Background: Lower socioeconomic status (SES) is associated with an increased risk of stroke but the mechanisms are unclear. We aimed to determine whether low-SES stroke/transient ischaemic attack (TIA) patients have a greater burden of vascular risk factors/co-morbidity and reduced health care access.
Methods: We prospectively studied 467 consecutive stroke and TIA patients from 3 Scottish hospitals (outpatients and inpatients) during 2007/2008. We recorded vascular risk factors, stroke severity, co-morbidity measures, investigations and health service utilisation. SES was derived from postcodes using Scottish Neighbourhood Statistics and analysed in quartiles.

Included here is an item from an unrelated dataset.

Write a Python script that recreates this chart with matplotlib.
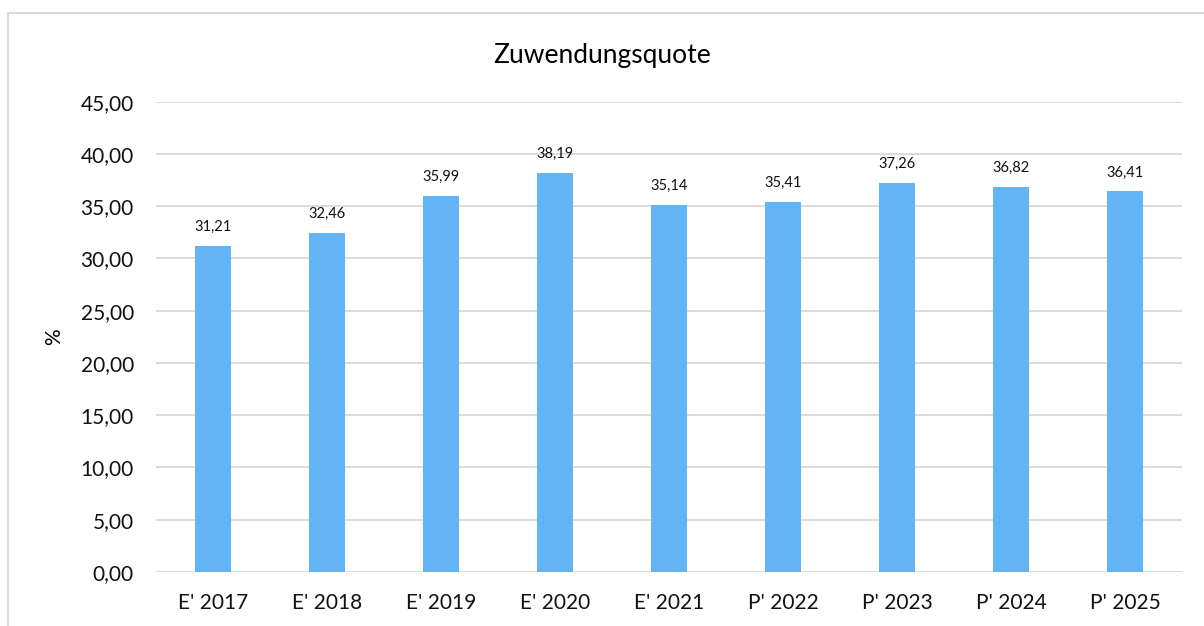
import matplotlib.pyplot as plt
from matplotlib.patches import Rectangle

# data
categories = ["E' 2017", "E' 2018", "E' 2019", "E' 2020", "E' 2021",
              "P' 2022", "P' 2023", "P' 2024", "P' 2025"]
values = [31.21, 32.46, 35.99, 38.19, 35.14, 35.41, 37.26, 36.82, 36.41]
yticks = [0, 5, 10, 15, 20, 25, 30, 35, 40, 45]

plt.rcParams['font.family'] = ['Lato', 'DejaVu Sans']

W, H = 1204, 626
fig = plt.figure(figsize=(W / 100, H / 100), dpi=100)
ax = fig.add_axes([156 / W, 1 - 572 / H, (1182 - 156) / W, (572 - 101.7) / H])

x = range(len(categories))
ax.bar(x, values, width=0.31, color='#63B4F5', zorder=2)

for xi, v in zip(x, values):
    ax.text(xi, v + 1.15, f"{v:.2f}".replace('.', ','), ha='center', va='bottom',
            fontsize=10.5, color='#111111')

ax.set_xlim(-0.5, len(categories) - 0.5)
ax.set_ylim(0, 45)
ax.set_yticks(yticks)
ax.set_yticklabels([f"{t:.2f}".replace('.', ',') for t in yticks], fontsize=15)
ax.set_xticks(list(x))
ax.set_xticklabels(categories, fontsize=15)
ax.tick_params(axis='both', length=0, colors='#111111')
ax.tick_params(axis='y', pad=16)
ax.tick_params(axis='x', pad=15)
ax.yaxis.grid(True, color='#D9D9D9', linewidth=1.3, zorder=0)
for s in ax.spines.values():
    s.set_visible(False)

ax.set_ylabel('%', fontsize=15)
ax.yaxis.set_label_coords((64 - 156) / (1182 - 156), 0.5)
fig.text(0.5, 1 - 55 / H, 'Zuwendungsquote', ha='center', va='center', fontsize=19)

# chart area border
fig.patches.append(Rectangle((8 / W, -0.1), 1.2, 1 - 13 / H + 0.1,
                             transform=fig.transFigure, fill=False,
                             edgecolor='#D9D9D9', linewidth=1.5))

fig.savefig('out.png', dpi=100)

Results: TIA/stroke patients in the lowest SES quartile were younger (64 years, SD 14.1) than those in the highest quartile (72 years, SD 12.9; p < 0.0001). They were more likely to be current smokers (42 vs. 22%; p = 0.001) but there was no association with other vascular risk factors/co-morbidity. There was a trend for those with lower SES to have a more severe stroke [modified National Institutes of Health Stroke Scale score and interquartile range: 4 (2-6) vs. 3 (1-5); multivariate p = 0.05]. Lower SES groups were less likely to have neuro-imaging (82 vs. 90%; p = 0.036) or an electrocardiogram (72 vs. 87%; p = 0.003), but differences were no longer significant on multivariate analysis. However, there was equal access to stroke unit care.
Conclusions: Low-SES TIA and stroke patients are younger and have a more severe deficit; an increased prevalence of smoking is likely to be a major contributor. We found equal access to stroke unit care for low-SES patients.